While Twitter has become a platform for news organizations to posts bursts of breaking news, Facebook, founded only a few years earlier, has become a place for every celebrity, interest, and business to have a place to advertize directly to the people. News organizations are no different. What works about Facebook over Twitter, a website, or a blog?
The Platform Itself
Facebook has a place for a lot of different types of engagement. Text or links on statuses and notes; a page for background information, history, biography, mission statement; a place for photos and videos; creating events; the ability to set other subsections on the home page. The uniform layout of Facebook gives a clean, more professional look to every page than the vast creative possibilities of simply blog sites.

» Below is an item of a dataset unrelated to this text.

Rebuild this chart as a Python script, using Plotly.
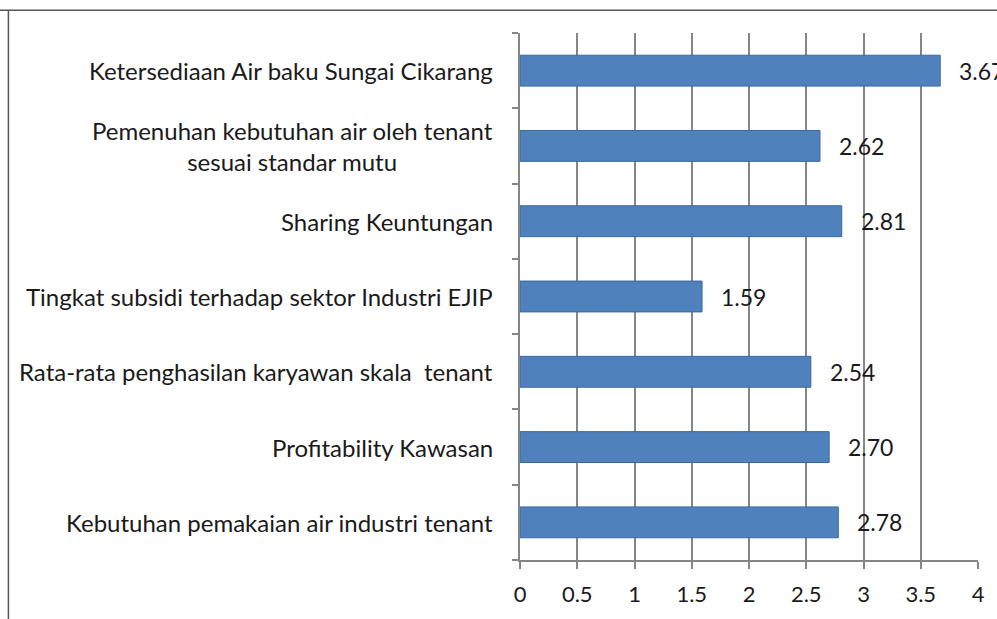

Direct Connection to Readers/Customers
If an individual likes or befriends your page, your post will show up on their newsfeed, which allows you to insert yourself into their social experience daily, between a friend’s status about her day at work and a sister’s baby photos. They don’t have to make a special effort to come to your page or website; as long as they don’t choose to hide your posts, it takes some effort to be able to separate your news from the social, interpersonal posts in their news feed. It’s an easy place to give them new information and self promotion.
Ease of Getting Reaction
Unlike a website or blog where you might have to sign in or create an account to comment, on Facebook, readers are already signed into that account as themselves, and below the post is that open box they just have to click on (it even says “write a comment” in the box). Even if readers had something to say on another blog or website, they may not consider it as common or appropriate to comment on it as they would on Facebook – after all Facebook encourages the social interaction. You can easily see what people’s reactions are by reading their comments.
Knowledge of Viewership
Similar to recording hits on a blog or webpage, the size of your audience can be more easily guessed by noting the number of “like” or “friends” to the page. You can also tell what articles more people might have bothered to read or enjoy by the numbers of likes to the post or number of comments on it. If you create an event, you can see how many people are, are not, are maybe attending the event.
Lastly, but most importantly, using Facebook makes it very easy to have readers engage and participate in news, rather than passively receive it. They can read and then comment on it alongside their friends and neighbors. They which of their friends have liked the page or liked a post. They can start an argument with someone over what they believe about an issue or event. You can make readers feel like they are a part of what you are posting about and make them feel as though their knowledge and comments are important to the events you are telling the about.